The markets rallied initially on some short covering but the market is now in full blown meltdown.
Even Goldman Sachs has reported a write down. Only $3bln which is chump change for them but it shows how this contagion is spreading far and wide.
This is like a game of dominoes now and the central bankers globally need to pull every trick out of the bag to prevent a complete collapse in global banking stocks and general equities.
I would imagine there will be some concerted intervention either in currency markets or in the interest rate markets. This isn’t just a US problem because it will start spreading soon.

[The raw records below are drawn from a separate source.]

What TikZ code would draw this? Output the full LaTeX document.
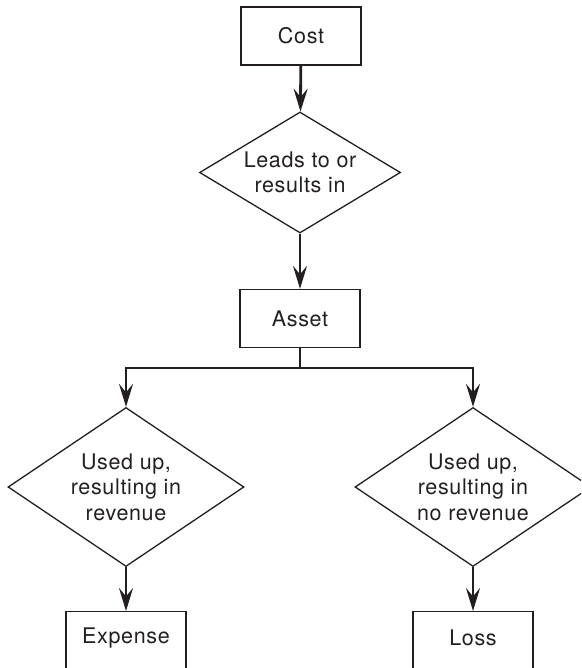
\documentclass[tikz,border=0pt]{standalone}
\usepackage{fontspec}
\setmainfont{TeX Gyre Heros}[LetterSpace=3]
\usetikzlibrary{shapes.geometric,arrows.meta}
\definecolor{ink}{HTML}{231F20}
\begin{document}
\begin{tikzpicture}[x=1pt,y=-1pt,
  every node/.style={font=\fontsize{21.5}{25.5}\selectfont, text=ink, align=center},
  box/.style={draw=ink, line width=1.3pt, minimum width=120pt, minimum height=58pt, inner sep=0pt},
  decision/.style={diamond, draw=ink, line width=1.3pt, inner sep=0pt},
  trunk/.style={draw=ink, line width=2.8pt},
  flow/.style={draw=ink, line width=2.8pt, -{Stealth[length=23pt,width=14pt,inset=8.5pt]}}]
\useasboundingbox (0,0) rectangle (581,668);
\clip (0,0) rectangle (581,668);
\node[box] (cost) at (301,36) {Cost};
\node[decision, shape aspect=1.66, minimum width=201pt, minimum height=121pt] (lead) at (300,172.5) {Leads to or\\results in};
\node[box] (asset) at (300,318.5) {Asset};
\node[decision, shape aspect=1.48, minimum width=236pt, minimum height=159pt] (ld) at (126,487) {Used up,\\resulting in\\revenue};
\node[decision, shape aspect=1.48, minimum width=236pt, minimum height=159pt] (rd) at (473,487) {Used up,\\resulting in\\no revenue};
\node[box, minimum height=80pt, anchor=north] (exp) at (126,611) {};
\node[box, minimum height=80pt, anchor=north] (loss) at (473,611) {};
\node (expt) at (126,638) {Expense};
\node (losst) at (473,638) {Loss};
\coordinate (j) at (300,368);
\draw[flow] (cost) -- (lead);
\draw[flow] (lead) -- (asset);
\draw[trunk] (asset.south) -- (j);
\draw[flow] (j) -| (ld.north);
\draw[flow] (j) -| (rd.north);
\draw[flow] (ld) -- (exp);
\draw[flow] (rd) -- (loss);
\end{tikzpicture}
\end{document}
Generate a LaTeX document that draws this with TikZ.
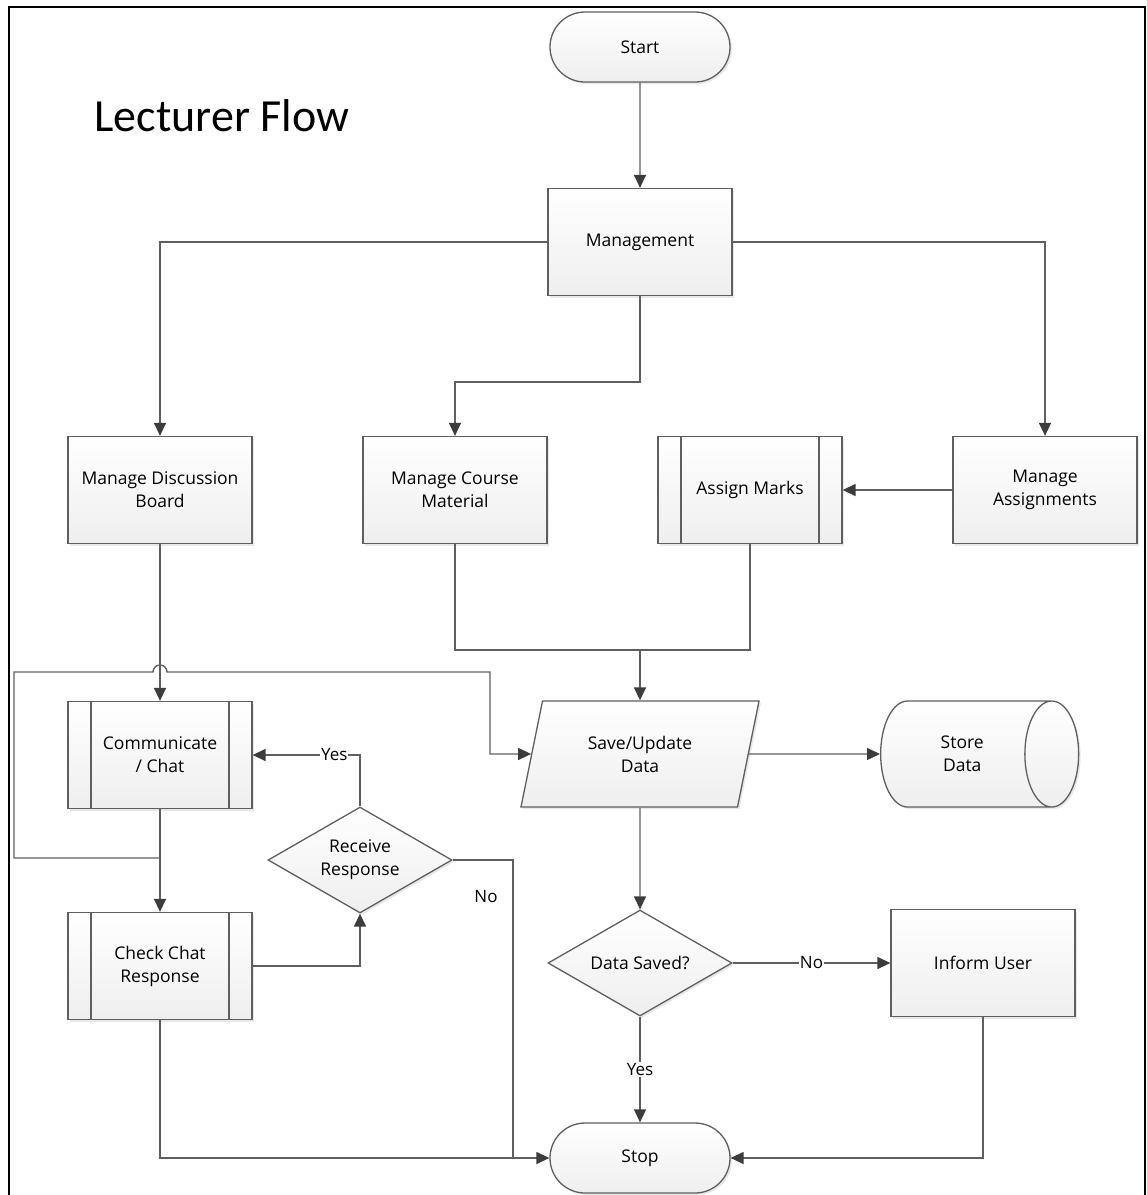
\documentclass[tikz,border=0pt]{standalone}
\usepackage{fontspec}
\setmainfont{Open Sans}
\newfontfamily\titlefont{Carlito}
\usetikzlibrary{arrows.meta,shapes.geometric,shapes.misc,shadows}

\definecolor{edgegray}{RGB}{95,95,95}
\definecolor{tipgray}{RGB}{60,60,60}

\tikzset{
    box/.style={draw=edgegray, line width=1.3pt, top color=white, bottom color=gray!13,
        drop shadow={shadow xshift=2pt, shadow yshift=-2pt, opacity=0.18, fill=gray},
        font=\fontsize{17.5}{23}\selectfont, align=center, inner sep=2pt},
    proc/.style={box, rectangle, minimum width=184pt, minimum height=107pt},
    subproc/.style={proc, path picture={
        \draw[edgegray, line width=1.3pt]
            ([xshift=23pt]path picture bounding box.north west) -- ([xshift=23pt]path picture bounding box.south west)
            ([xshift=-23pt]path picture bounding box.north east) -- ([xshift=-23pt]path picture bounding box.south east);}},
    term/.style={box, rounded rectangle, minimum width=184pt, minimum height=70pt},
    io/.style={box, trapezium, trapezium left angle=62, trapezium right angle=118,
        trapezium stretches body, minimum width=238pt, minimum height=106pt},
    decide/.style={box, diamond, aspect=1.74, minimum width=184pt, minimum height=106pt, inner sep=0pt},
    % cylinder sizes are taken along its axis
    store/.style={box, cylinder, shape aspect=1.35, minimum height=198pt, minimum width=106pt},
    line/.style={draw=edgegray, line width=1.4pt},
    arr/.style={line, -{Triangle[length=13pt, width=12pt, color=tipgray]}},
    lbl/.style={fill=white, inner sep=1pt, font=\fontsize{17}{20}\selectfont}
}

\begin{document}
\begin{tikzpicture}[x=1pt, y=-1pt]
    \useasboundingbox (0,0) rectangle (1147,1195);
    \draw[line width=2.2pt] (9,1195) -- (9,7) -- (1145,7) -- (1145,1195);

    \node[font=\titlefont\fontsize{46}{54}\selectfont, anchor=base west] (title) at (91,131) {Lecturer Flow};

    % shapes
    \node[term] (start) at (640,47) {Start};
    \node[proc] (mgmt) at (640,242) {Management};
    \node[proc] (board) at (160,490) {Manage Discussion\\Board};
    \node[proc] (course) at (455,490) {Manage Course\\Material};
    \node[subproc] (marks) at (750,490) {Assign Marks};
    \node[proc] (assign) at (1045,490) {Manage\\Assignments};
    \node[io] (save) at (640,754) {Save/Update\\Data};
    \node[store, anchor=west] (store) at (880,754) {Store\\Data};
    \node[subproc] (chat) at (160,755) {Communicate\\/ Chat};
    \node[decide] (resp) at (360,860) {Receive\\Response};
    \node[subproc] (check) at (160,966) {Check Chat\\Response};
    \node[decide] (saved) at (640,963) {Data Saved?};
    \node[proc] (inform) at (983,963) {Inform User};
    \node[term] (stop) at (640,1158) {Stop};

    \coordinate (merge) at (640,650);
    \coordinate (split) at (160,858);
    \coordinate (join) at (513,1158);

    % connectors
    \draw[arr] (start) -- (mgmt);
    \draw[arr] (mgmt.west) -| (board);
    \draw[arr] (mgmt.east) -| (assign);
    \draw[arr] (mgmt.south) -- ++(0,86) -| (course);
    \draw[arr] (assign) -- (marks);
    \draw[line] (course) |- (merge);
    \draw[line] (marks) |- (merge);
    \draw[arr] (merge) -- (save);
    \draw[arr] (board) -- (chat);
    \draw[arr] (chat) -- (check);
    \draw[arr] (split) -| (14,672) -- (153,672) arc[start angle=180, end angle=0, radius=7pt]
        -- (490,672) |- (save);
    \draw[arr] (check.east) -| (resp);
    \draw[arr] (resp.north) |- node[lbl, pos=0.62] {Yes} (chat.east);
    \draw[arr] (resp.east) -| (join) -- (stop);
    \node[font=\fontsize{17}{20}\selectfont] (no1) at (486,897) {No};
    \draw[line] (check) |- (join);
    \draw[arr] (save) -- (store);
    \draw[arr] (save) -- (saved);
    \draw[arr] (saved) -- node[lbl] {No} (inform);
    \draw[arr] (saved) -- node[lbl] {Yes} (stop);
    \draw[arr] (inform) |- (stop);
\end{tikzpicture}
\end{document}
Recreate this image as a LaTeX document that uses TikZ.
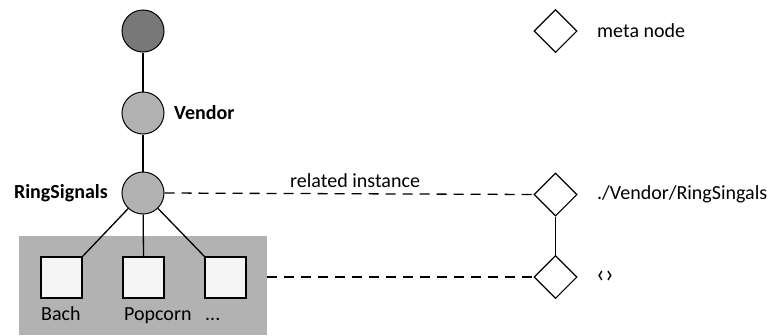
\documentclass[tikz,border=0pt]{standalone}
\usepackage{fontspec}
\setmainfont{Carlito}
\usetikzlibrary{shapes.geometric}
\begin{document}
\begin{tikzpicture}[x=1pt,y=-1pt,
  lw/.style={line width=1.3pt},
  circ/.style={circle,draw,line width=1pt,minimum size=42pt,inner sep=0pt,fill=black!30},
  darkcirc/.style={circ,fill=black!53},
  sq/.style={rectangle,draw,line width=1.3pt,minimum size=41pt,inner sep=0pt,fill=black!4},
  dia/.style={diamond,draw,line width=1.1pt,minimum size=43pt,inner sep=0pt,fill=white},
  lbl/.style={font=\fontsize{20}{22}\selectfont,inner sep=0pt},
  blbl/.style={lbl,font=\fontsize{20}{22}\selectfont\bfseries},
  dsh/.style={line width=1.3pt,dash pattern=on 10pt off 7pt}]
\useasboundingbox (0,0) rectangle (771,335);
\fill[black!30] (19,236) rectangle (267,335);
\node[darkcirc] (top) at (143,31) {};
\node[circ] (vendor) at (143,113) {};
\node[circ] (ring) at (143,193) {};
\node[sq] (s1) at (61.5,277.5) {};
\node[sq] (s2) at (143.5,277.5) {};
\node[sq] (s3) at (225.5,277.5) {};
\node[dia] (dleg) at (555.5,31) {};
\node[dia] (d1) at (555.5,194.5) {};
\node[dia] (d2) at (555.5,277) {};
\draw[lw] (top) -- (vendor);
\draw[lw] (vendor) -- (ring);
\draw[lw] (ring) -- (s1.north east);
\draw[lw] (ring) -- (s2.north);
\draw[lw] (ring) -- (s3.north west);
\draw[lw] (d1) -- (d2);
\draw[dsh] (ring.east) -- (d1.west);
\coordinate (rs) at (267,277);
\draw[dsh] (rs) -- (d2.west);
\node[blbl,anchor=east] (lring) at (108,193) {RingSignals};
\node[blbl,anchor=west] (lvendor) at (174,113) {Vendor};
\node[lbl,anchor=west] (lmeta) at (597,31) {meta node};
\node[lbl,anchor=west] (lpath) at (597,194) {./Vendor/RingSingals};
\node[lbl,anchor=west,font=\fontsize{26}{28}\selectfont] (lempty) at (596,277) {‹›};
\node[lbl,anchor=base west] (lrel) at (290,187) {related instance};
\node[lbl,anchor=base west] (lb) at (41,320) {Bach};
\node[lbl,anchor=base west] (lp) at (124,320) {Popcorn};
\node[lbl,anchor=base west] (ld) at (205,320) {...};
\end{tikzpicture}
\end{document}
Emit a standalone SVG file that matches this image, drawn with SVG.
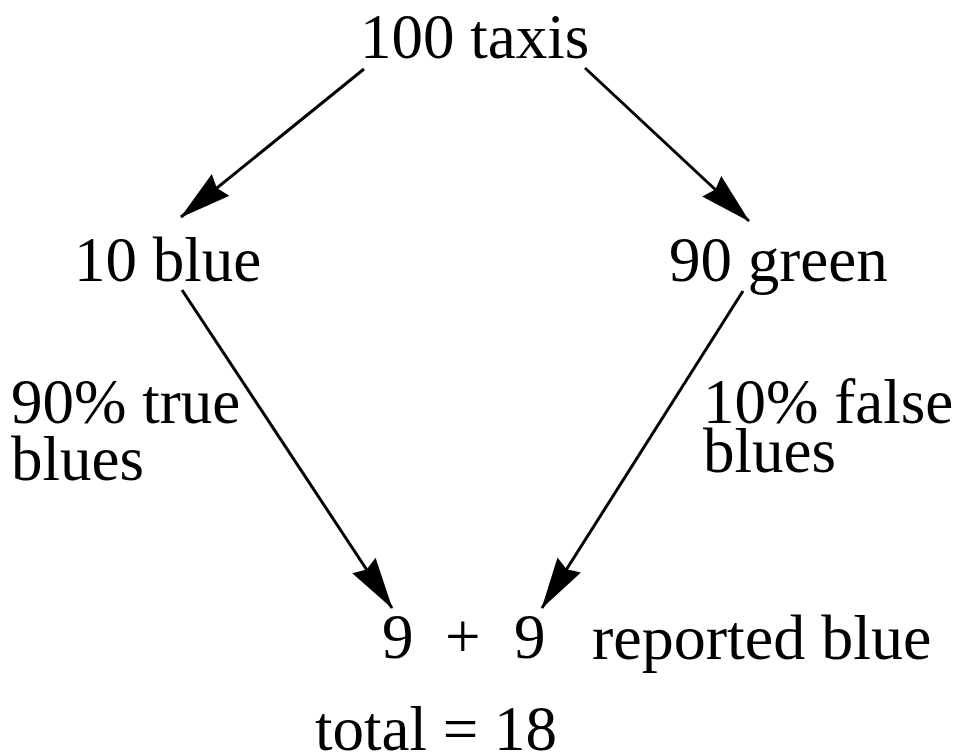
<svg xmlns="http://www.w3.org/2000/svg" width="958" height="754" viewBox="0 0 958 754">
<style>
text{font-family:"Liberation Serif","Times New Roman",serif;font-size:63px;fill:#000}
.c line{stroke:#000;stroke-width:3}
</style>
<defs>
<marker id="ah" markerUnits="userSpaceOnUse" markerWidth="52" markerHeight="28" viewBox="0 0 52 28" refX="51" refY="14" orient="auto">
<path d="M0,0 L52,14 L0,28 L5,14 Z" fill="#000"/>
</marker>
</defs>
<rect width="958" height="754" fill="#fff"/>
<g class="c" id="connectors">
<line x1="364" y1="69" x2="181" y2="217" marker-end="url(#ah)"/>
<line x1="585" y1="68" x2="749" y2="221" marker-end="url(#ah)"/>
<line x1="182" y1="290" x2="392" y2="608" marker-end="url(#ah)"/>
<line x1="743" y1="291" x2="542" y2="608" marker-end="url(#ah)"/>
</g>
<g id="n-taxis"><text x="360" y="58">100 taxis</text></g>
<g id="n-blue"><text x="74" y="281">10 blue</text></g>
<g id="n-green"><text x="669" y="281">90 green</text></g>
<g id="l-true"><text x="11" y="423">90% true</text><text x="11" y="480">blues</text></g>
<g id="l-false"><text x="703" y="423">10% false</text><text x="703" y="472">blues</text></g>
<g id="n-reported"><text x="382" y="658">9</text><text x="445" y="658">+</text><text x="514" y="658">9</text><text x="592" y="659" style="font-size:64px">reported blue</text></g>
<g id="n-total"><text x="315" y="750">total = 18</text></g>
</svg>
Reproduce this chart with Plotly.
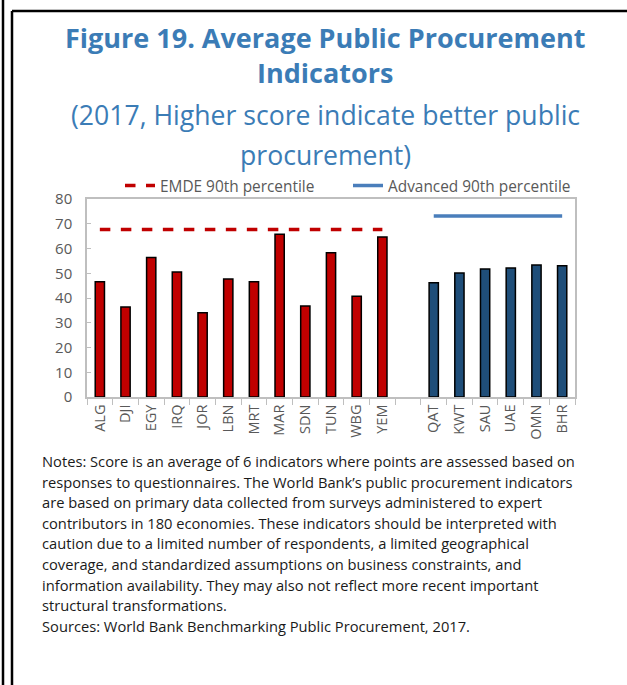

This is a very serious situation.
Tags: bear stearns, central banks, credit crunch, currencies, federal reserve, financial crisis, markets
March 17th, 2008 at 2:40 am
yes very serious
March 18th, 2008 at 1:21 am
You have to wonder though how much of a moral hazard is being created on Wall St by these sort of bailouts. And how long before all this liquidity creates an inflation problem for us all. I suspect it already is.
cheers
Bernard
March 18th, 2008 at 1:36 am
Well the Fed has taken a long look at the bank failures during the 1930s Depression. There is a paper on this “Contagion and Bank Failures during the Great Depression: The June 1932 Chicago Banking Panic” by Mason and Calomiris.
The conclusion was that greater cooperation between the banks and authorities can prevent systemic collapse. I don’t disagree with this at all. The issue is that banks are private companies creating profits out of what is essentially a sovereign right, namely the ability to create money. So in essence they can’t be allowed to fail if the impact will be too profound. There is your moral hazard.
Nobody wants a repeat of the 1930s……unfortunately we’ve had a repeat already of the 1920s.